Penned by star Jason Segel, best known for his role on How I Met Your Mother, produced by Knocked Up's Judd Apatow, and starring TV sweetheart Kristin Bell, Forgetting Sarah Marshall definitely has the comic man power needed to generate laughs in a market laden with cookie-cutter romance comedies.
Forgetting Sarah Marshall, is, thankfully, not one of them.
The premise: Girl Dumps Boy. Boy wallows in self-pity. Boy goes to Hawaii, where he happens to be staying at the same hotel as the Girl and her new, unbathed boyfriend. Though contrived, the concept opens the movie up for tons of awkward situations and drunken confessions. A movie that would, at best, strike a balance between gross-out humor and lighthearted wit.
And that's exactly what it did.
The movie starts out rocky, with the laughs being forced as we painfully watch the lackluster break up of Sarah (Bell), the star of a a CSI-like TV show, and her less-than-stellar boyfriend Peter (Segel). Sarah spouts uncreative puns as the black light shines off her glossy blonde hair, while Peter composes the show's "musical" score, though he secretly longs to develop a rock opera based on Dracula.
The first half hour of the movie was enough to make anyone with high morals walk out, as the story followed Peter's truly sad and hormonal-driven breakup behavior. When Peter finally gets to Hawaii, Forgetting Sarah Marshall finally starts to shape into a substantial movie.

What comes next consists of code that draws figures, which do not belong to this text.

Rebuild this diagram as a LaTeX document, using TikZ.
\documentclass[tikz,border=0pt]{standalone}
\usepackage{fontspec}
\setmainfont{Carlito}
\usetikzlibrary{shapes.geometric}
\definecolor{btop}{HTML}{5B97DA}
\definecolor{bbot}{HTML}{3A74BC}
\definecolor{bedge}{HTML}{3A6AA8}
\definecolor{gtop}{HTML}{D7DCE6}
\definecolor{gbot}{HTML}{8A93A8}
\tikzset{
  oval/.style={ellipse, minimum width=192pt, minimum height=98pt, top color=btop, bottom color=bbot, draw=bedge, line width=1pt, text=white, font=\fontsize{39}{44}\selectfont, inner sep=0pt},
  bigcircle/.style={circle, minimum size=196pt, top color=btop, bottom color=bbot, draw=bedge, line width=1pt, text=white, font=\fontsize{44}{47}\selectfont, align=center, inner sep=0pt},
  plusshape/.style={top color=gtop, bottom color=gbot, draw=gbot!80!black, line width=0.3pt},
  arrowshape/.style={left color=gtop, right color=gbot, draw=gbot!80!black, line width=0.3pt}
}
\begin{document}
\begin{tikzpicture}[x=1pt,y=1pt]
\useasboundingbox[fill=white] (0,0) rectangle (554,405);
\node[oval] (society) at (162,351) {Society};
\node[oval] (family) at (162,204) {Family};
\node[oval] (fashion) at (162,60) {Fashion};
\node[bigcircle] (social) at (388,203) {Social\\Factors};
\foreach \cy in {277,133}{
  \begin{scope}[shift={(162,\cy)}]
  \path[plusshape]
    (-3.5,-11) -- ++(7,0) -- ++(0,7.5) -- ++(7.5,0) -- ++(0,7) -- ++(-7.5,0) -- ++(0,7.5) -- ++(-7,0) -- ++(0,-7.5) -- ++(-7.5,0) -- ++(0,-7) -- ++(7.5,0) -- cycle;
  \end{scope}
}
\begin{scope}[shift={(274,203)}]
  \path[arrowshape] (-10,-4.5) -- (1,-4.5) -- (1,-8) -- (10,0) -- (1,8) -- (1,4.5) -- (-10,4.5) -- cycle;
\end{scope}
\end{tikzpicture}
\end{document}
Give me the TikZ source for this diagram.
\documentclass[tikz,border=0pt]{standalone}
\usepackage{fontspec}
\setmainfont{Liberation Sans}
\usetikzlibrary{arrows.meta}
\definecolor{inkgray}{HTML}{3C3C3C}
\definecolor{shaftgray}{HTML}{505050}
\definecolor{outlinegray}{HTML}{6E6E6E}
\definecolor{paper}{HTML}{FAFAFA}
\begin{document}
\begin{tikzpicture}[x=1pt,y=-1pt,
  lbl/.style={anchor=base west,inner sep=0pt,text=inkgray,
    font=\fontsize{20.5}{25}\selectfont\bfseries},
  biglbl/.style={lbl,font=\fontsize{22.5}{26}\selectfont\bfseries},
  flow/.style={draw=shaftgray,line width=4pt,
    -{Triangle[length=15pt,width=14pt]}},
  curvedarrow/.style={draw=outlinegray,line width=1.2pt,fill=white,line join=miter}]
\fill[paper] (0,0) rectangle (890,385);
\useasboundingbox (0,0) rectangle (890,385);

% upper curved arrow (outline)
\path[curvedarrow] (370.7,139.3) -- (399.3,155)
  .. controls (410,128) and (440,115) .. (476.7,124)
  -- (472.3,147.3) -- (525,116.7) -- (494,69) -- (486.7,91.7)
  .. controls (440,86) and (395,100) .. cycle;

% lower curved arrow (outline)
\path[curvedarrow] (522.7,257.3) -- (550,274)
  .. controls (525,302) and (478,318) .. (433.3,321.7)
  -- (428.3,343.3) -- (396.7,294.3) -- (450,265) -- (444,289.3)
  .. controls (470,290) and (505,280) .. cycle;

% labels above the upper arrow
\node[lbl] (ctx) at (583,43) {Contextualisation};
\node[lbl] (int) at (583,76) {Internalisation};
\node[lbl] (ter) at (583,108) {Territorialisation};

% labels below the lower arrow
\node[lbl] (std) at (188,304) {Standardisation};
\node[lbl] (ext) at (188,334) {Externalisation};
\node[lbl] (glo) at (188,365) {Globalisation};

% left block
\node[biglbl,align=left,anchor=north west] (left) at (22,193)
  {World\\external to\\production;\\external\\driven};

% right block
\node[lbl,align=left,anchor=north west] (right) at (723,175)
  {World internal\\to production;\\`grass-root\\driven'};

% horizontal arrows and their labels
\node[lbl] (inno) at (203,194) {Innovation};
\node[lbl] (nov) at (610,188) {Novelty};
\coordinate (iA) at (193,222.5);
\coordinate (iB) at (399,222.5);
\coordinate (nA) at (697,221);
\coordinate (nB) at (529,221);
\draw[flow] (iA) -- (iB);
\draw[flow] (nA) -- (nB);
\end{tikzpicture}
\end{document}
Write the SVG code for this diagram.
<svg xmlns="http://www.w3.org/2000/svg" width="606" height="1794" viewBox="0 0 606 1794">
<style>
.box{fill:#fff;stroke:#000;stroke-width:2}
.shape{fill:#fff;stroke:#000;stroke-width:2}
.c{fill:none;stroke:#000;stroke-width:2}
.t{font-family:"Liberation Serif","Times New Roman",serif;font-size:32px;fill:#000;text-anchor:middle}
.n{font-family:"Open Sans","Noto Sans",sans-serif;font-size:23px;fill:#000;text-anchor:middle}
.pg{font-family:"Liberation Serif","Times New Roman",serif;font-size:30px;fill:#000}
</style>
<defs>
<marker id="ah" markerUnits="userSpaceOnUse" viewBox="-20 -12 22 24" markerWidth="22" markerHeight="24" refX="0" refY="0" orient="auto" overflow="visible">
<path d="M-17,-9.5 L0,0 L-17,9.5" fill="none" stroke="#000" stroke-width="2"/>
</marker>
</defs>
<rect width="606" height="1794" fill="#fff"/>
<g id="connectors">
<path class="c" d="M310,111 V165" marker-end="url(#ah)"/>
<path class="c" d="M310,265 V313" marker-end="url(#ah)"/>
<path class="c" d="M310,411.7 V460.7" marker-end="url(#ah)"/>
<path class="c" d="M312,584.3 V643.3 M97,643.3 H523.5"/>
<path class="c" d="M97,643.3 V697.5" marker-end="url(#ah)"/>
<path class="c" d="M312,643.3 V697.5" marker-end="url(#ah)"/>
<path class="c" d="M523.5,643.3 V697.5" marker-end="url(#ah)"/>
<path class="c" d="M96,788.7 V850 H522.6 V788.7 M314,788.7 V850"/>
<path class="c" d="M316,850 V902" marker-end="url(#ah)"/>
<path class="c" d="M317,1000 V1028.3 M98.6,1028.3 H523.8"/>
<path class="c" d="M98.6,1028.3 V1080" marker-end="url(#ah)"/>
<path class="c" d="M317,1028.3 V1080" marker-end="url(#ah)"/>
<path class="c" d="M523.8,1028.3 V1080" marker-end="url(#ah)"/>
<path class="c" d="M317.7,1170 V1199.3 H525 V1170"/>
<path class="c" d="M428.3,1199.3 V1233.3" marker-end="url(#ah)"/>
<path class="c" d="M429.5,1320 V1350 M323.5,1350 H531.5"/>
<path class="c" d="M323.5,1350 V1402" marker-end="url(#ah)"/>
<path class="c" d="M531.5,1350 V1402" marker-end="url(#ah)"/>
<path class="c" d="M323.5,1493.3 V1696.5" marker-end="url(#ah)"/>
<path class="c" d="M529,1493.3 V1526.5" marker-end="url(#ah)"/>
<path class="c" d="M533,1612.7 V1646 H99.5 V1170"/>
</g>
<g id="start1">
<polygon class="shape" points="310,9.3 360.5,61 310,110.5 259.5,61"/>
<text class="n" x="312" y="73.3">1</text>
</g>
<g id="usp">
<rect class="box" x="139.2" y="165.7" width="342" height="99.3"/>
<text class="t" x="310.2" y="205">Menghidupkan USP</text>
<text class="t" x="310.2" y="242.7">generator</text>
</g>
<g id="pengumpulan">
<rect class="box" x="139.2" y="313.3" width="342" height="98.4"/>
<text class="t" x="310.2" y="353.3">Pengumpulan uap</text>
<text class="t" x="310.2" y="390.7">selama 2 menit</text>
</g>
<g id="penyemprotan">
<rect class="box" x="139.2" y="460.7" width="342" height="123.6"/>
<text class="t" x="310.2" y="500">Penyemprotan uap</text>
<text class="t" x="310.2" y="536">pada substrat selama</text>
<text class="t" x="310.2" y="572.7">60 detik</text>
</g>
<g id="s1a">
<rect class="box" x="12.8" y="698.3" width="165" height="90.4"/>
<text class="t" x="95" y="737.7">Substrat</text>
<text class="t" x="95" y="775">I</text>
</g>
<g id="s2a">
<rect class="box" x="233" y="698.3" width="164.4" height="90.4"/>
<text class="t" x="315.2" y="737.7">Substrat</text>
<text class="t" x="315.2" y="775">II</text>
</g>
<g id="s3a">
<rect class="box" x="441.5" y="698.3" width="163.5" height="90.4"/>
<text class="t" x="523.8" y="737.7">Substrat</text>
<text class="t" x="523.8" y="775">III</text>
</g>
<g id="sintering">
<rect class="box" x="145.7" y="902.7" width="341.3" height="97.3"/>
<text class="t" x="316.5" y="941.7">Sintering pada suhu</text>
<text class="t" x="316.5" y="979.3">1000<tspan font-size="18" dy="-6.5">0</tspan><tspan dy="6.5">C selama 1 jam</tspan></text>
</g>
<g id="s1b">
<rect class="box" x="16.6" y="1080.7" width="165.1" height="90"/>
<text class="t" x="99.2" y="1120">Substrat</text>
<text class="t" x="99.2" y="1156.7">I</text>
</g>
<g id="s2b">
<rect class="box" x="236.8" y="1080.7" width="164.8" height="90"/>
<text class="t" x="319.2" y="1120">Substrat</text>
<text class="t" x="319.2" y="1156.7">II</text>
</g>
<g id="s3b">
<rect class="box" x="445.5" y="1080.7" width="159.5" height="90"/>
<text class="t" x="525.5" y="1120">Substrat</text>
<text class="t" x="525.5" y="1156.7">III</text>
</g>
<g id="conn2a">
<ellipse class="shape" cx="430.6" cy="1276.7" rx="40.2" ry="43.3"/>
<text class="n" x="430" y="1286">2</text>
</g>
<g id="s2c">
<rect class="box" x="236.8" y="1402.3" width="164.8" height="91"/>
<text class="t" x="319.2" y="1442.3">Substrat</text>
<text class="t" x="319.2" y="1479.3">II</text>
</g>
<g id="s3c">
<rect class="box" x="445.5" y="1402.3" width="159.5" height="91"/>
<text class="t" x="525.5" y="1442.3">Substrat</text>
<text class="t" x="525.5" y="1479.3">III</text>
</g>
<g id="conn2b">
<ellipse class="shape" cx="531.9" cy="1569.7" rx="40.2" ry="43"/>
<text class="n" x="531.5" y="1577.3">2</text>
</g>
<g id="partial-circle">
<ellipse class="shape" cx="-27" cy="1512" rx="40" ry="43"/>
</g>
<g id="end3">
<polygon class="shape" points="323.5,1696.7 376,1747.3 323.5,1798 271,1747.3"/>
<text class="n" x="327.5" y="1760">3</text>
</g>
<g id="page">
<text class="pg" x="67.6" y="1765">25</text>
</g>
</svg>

But Hawaii is not without its problems- it turns out Sarah is staying at the same hotel with her new beau, Aldous Snow, a British pop singer with a some sort of weird pelvis-thrusting condition.
Peter, of course, is thrown for a loop, but he gets some much-needed, if not well thought out, advice from his step-brother Brian (Bill Hader) via webcam and some quirky island folks like Chuck, the surf instructor with a case of short-term memory loss (Paul Rudd). But it's not until he starts seeing front desk worker Rachel (Mila Kunis), that Peter starts to actually remember why he's there in the first place.
Despite the immense lack of chemistry between Segel and Kunis, their relationship works because it is not the forefront of the story. Segel plays Peter with a self-assuredness that Segel himself is completely oblivious to, allowing him to shine in even the most impossible situations, such as a chance meeting with Aldous while surfing, and a subplot involving a gay-looking Christian fellow who is unable to satisfy his new wife.
For me, the biggest comic relief came in the form of Aldous, who epitomized every charicature of a British rock star with his egocentric and sex-obsessed musings, invoking the boy-band alter ego of Johnny Depp's Jack Sparrow. And like Sparrow, he was right most of the time, even if he was being a self-absorbed ass.
Even though at moments Forgetting Sarah Marshall seems ridiculous, we call all relate to Peter's plight, his awkwardness, his fumblings, and his revelations. The truth is, this movie is believable at heart, and we all know how difficult it can be to forget the Sarah Marshalls in our lives.